Turning to Aboard the Aquitaine, readers are treated to Simenon's signature laser sharp insights into human nature and relationships. Here's a batch of snapshots as the good Dr. Donadieu makes his rounds:

"Lachaux, an old colonial who owned a whole province in the Congo." ---------- This beefy, huge, muscular brute of a man is almost a stereotype - the poor laborer turned wealthy owner by way of a lifetime of murder (mostly of blacks), exploitation (mostly of blacks), cheating and stealing (everybody). And, almost predictably, Lachaux tries to bully everyone on the ship.

"This was not the first time they had shipped Chinese. Thousands had been taken to Pointe-Noire to work on the railroad, because the blacks could not tolerate the work." ---------- Many are the stinging social commentaries. But packing Chinese together on a ship can have dire consequences - aboard the Aquitaine, Donadieu must deal with crisis: several of those Chinese die on board. Donadieu says it was typhus but the white passengers think it could be a transmittable disease.

"The blacks on deck did not exist." ---------- Simenon write this novel in the 1970s. Even at that date, he could see Europeans still treated native Africans as if they were little more than nameless, faceless animals. Such despicable racism!!

"Captain Claude, who was meticulous, punctual, a stickler for the rules, hated nothing so much as guerrilla fighters like Lachaux." ---------- The Captain is all business and a completely honest perfectionist, just the type of person to come in conflict with the likes of bigmouth bully Lachaux.

"Yet he felt that some people were destined to suffer a catastrophe, just as others were born to live a long and peaceful life." ---------- Throughout the entire novel, by way of the doctor, Simenon ponders philosophic questions - life and death, fate and freedom.

"The crazy man said that if the children went on making so much noise he would throw them overboard." ----------- Nothing like having a passenger completely insane aboard to spice up the action. Fortunately, the Aquitaine has a padded cabin functioning as a padded cell.

"He blushed. He was acting as though he was jealous of Huret, or, rather, as though he resented the fact that Huret was not confirming his predictions by heading straight into some kind of disaster." -------------- The doctor takes a particular interest in 23-year-old Huret, an accountant returning from his post in Africa to France, a man with wife and sick baby on board, a man in a heap of debt.

"If this goes on," she said calmly, "I'm going to ask you to give me some Veronal."
"What would you want it for?"
"To kill myself with."
--------------------- So says Huret's wife.
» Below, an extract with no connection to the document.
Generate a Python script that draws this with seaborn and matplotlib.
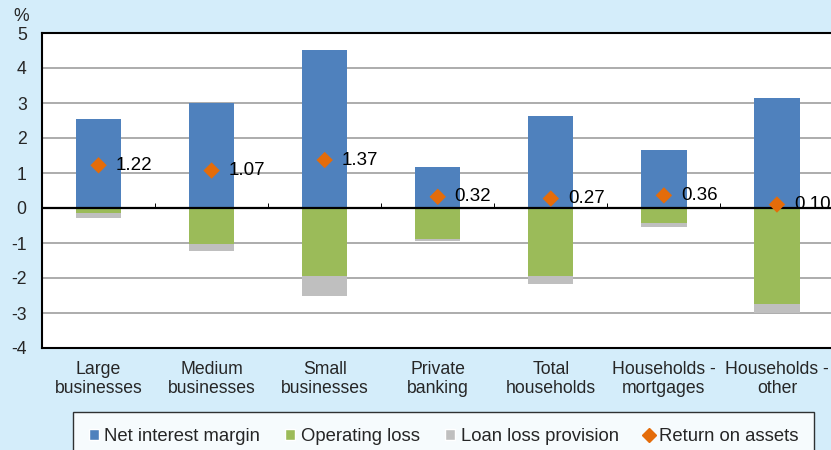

The doctor must deal with his patients aboard with tenderness and compassion.

"What was upsetting him was Madame Dassonville's standing apart from the others." ---------- This lady is another stereotype aboard an ocean liner: the wealthy, snooty European who would like to believe she is in Paris not a ship, someone who treats all officers, even the Captain, as her personal servants.

"Donadieu got up and did his ten times around the deck, striding along by himself, and then went down to his cabin, slowly washed, and took the little pot of opium from his cupboard, along with the pipe, the oil lamp, and the needles." ---------- Simenon wants us to appreciate all facets of the doctor's life on the 3-week voyage.

Pick up African Trio and read all 3 Simenon novels. So worth your time.